Give the number of lines in the listing below that include the word "chart", with nothing more.

============================================================

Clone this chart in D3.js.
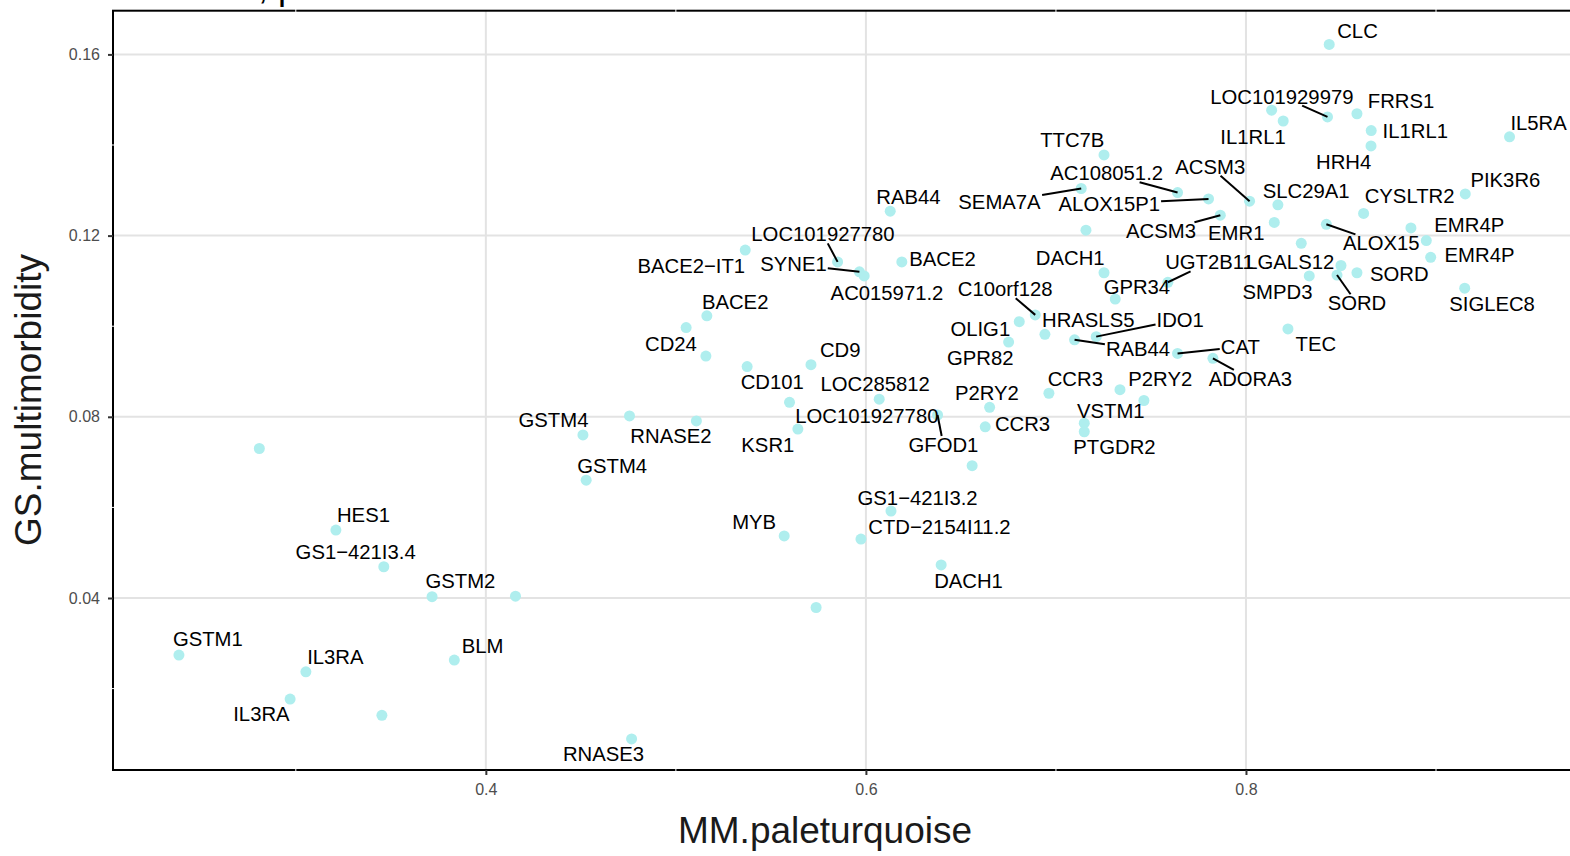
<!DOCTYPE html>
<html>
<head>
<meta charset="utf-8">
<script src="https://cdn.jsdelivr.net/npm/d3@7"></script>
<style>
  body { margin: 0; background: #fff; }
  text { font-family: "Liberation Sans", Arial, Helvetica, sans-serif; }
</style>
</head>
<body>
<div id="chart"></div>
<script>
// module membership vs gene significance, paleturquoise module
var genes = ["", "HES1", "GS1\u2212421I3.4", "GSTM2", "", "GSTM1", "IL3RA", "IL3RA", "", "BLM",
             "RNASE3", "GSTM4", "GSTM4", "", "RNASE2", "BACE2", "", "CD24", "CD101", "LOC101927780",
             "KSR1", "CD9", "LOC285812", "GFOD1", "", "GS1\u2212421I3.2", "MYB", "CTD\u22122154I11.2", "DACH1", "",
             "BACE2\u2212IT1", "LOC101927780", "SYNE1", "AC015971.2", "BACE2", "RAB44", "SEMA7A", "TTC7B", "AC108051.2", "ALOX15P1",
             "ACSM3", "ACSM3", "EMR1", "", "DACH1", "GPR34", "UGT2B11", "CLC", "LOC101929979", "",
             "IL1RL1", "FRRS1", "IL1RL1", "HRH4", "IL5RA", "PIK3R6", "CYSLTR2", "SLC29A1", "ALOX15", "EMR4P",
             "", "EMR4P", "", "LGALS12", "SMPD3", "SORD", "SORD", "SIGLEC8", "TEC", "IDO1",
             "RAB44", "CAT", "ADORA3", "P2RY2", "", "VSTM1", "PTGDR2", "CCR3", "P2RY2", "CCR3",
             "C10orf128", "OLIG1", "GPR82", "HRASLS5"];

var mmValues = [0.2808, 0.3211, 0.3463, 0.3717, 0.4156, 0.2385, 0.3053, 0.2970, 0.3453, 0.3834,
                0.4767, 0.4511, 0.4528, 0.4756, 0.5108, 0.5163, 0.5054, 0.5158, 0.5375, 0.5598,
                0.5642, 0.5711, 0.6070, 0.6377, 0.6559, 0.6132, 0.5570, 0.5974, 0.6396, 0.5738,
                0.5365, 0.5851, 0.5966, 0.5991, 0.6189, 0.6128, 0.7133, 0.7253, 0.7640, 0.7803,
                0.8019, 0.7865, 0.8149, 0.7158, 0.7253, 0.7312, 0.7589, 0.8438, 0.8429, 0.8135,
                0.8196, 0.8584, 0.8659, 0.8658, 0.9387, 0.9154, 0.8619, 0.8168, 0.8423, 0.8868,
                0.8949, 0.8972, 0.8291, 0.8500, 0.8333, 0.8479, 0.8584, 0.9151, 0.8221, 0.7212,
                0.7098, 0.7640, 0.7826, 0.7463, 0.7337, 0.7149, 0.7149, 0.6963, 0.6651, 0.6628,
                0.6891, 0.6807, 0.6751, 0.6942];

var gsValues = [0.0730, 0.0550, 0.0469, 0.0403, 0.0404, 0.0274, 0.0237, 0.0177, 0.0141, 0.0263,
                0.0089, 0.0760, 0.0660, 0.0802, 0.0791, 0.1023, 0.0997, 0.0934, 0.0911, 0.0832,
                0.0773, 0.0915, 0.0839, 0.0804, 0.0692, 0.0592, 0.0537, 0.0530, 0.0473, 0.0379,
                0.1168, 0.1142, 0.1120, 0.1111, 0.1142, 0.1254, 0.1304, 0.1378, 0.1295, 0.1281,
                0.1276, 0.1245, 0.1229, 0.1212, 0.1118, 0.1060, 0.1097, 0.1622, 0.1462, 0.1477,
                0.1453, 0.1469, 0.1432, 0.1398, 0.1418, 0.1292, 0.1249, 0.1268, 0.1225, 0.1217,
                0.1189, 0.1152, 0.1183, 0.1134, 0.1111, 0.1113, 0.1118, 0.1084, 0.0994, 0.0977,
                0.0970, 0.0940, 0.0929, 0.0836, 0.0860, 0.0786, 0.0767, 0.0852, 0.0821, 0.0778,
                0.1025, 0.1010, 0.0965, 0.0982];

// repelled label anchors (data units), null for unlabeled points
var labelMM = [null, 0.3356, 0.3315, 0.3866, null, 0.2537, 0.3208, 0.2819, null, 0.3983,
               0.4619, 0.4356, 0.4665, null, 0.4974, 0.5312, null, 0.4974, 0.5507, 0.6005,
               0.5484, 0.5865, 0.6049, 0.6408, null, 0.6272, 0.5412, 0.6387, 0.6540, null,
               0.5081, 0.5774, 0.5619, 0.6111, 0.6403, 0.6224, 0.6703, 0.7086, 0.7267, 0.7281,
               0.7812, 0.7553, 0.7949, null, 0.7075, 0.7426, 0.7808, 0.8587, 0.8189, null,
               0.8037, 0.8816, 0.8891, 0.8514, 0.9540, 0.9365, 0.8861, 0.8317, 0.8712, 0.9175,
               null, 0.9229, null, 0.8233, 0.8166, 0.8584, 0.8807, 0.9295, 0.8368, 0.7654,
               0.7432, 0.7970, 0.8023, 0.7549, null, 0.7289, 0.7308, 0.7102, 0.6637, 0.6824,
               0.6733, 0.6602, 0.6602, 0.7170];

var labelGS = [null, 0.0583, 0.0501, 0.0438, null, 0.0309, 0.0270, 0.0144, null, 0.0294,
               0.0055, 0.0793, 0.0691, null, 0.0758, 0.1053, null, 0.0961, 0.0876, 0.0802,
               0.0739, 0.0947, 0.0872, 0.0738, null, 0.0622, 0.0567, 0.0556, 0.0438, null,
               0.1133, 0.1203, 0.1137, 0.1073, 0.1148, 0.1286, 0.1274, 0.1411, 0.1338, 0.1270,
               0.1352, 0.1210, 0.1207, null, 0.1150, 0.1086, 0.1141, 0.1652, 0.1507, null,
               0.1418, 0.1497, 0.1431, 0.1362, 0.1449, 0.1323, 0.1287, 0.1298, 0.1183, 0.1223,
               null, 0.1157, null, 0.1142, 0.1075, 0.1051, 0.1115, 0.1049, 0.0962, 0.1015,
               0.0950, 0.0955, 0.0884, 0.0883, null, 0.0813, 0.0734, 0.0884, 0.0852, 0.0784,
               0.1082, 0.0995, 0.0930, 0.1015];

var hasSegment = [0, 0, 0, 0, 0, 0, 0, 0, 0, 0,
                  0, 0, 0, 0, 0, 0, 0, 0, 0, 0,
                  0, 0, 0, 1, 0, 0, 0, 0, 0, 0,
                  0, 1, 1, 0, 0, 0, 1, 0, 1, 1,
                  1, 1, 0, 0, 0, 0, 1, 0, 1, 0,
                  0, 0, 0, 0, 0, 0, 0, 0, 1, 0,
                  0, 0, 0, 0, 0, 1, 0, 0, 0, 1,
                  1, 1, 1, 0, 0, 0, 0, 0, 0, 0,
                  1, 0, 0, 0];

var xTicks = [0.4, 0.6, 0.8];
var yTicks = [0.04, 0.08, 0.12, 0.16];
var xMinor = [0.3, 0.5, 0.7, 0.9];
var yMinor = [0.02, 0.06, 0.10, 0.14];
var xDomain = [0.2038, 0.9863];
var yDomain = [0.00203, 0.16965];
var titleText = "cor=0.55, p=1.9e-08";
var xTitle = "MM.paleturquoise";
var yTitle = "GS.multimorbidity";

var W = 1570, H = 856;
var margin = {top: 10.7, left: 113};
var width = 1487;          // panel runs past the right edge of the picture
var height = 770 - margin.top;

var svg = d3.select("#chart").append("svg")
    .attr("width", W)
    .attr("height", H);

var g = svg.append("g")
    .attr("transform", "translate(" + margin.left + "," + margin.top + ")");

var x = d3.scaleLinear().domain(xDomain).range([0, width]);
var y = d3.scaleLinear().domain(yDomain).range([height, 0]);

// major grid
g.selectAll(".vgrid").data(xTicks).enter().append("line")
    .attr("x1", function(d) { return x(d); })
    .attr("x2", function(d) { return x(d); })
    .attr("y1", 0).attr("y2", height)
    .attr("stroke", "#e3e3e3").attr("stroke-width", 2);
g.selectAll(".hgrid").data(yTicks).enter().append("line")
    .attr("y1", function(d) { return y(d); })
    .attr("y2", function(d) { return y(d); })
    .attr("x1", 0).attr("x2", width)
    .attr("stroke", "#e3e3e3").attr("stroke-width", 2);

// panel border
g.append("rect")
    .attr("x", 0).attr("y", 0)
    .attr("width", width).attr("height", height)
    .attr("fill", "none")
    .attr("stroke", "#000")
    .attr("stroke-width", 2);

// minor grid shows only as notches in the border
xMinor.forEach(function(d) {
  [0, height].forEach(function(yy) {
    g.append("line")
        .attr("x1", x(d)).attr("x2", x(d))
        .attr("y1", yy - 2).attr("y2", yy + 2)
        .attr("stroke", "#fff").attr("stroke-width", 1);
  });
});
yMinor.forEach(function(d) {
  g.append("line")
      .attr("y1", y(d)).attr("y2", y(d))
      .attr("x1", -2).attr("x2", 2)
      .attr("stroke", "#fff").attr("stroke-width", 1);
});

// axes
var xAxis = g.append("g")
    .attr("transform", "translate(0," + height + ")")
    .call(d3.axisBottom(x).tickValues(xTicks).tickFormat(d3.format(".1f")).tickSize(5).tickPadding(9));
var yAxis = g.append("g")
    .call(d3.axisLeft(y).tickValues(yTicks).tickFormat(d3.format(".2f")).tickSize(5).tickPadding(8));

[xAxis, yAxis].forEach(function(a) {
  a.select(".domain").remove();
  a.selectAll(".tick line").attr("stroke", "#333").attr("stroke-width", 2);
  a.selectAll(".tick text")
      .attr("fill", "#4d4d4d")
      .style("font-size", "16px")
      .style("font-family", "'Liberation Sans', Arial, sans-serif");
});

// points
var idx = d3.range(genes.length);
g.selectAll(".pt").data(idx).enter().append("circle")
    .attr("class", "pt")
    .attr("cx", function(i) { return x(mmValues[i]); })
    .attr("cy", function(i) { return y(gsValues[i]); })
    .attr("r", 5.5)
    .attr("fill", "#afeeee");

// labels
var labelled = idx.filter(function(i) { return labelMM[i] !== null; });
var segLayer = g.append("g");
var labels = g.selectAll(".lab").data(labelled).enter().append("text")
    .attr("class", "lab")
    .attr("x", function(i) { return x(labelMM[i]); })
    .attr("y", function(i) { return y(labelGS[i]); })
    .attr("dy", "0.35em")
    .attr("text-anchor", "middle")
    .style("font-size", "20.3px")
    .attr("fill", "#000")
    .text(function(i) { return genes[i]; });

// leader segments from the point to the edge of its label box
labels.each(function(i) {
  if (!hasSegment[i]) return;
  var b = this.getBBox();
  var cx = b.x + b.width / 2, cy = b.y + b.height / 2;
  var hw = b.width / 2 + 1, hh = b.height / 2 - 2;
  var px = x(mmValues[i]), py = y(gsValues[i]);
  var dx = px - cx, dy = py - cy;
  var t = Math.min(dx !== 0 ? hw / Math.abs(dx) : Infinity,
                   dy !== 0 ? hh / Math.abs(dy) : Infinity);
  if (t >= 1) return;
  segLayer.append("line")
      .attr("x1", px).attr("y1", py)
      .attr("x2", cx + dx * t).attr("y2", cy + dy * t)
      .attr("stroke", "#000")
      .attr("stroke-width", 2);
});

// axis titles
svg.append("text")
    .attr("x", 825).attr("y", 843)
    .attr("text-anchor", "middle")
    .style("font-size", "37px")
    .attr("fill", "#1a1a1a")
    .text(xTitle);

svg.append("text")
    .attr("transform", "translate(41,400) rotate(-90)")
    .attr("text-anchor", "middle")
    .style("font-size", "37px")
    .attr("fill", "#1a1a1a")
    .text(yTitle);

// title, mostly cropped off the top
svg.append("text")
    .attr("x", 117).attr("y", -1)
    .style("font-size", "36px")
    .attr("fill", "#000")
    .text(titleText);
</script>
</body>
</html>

============================================================

**FINISHED ANSWER**
3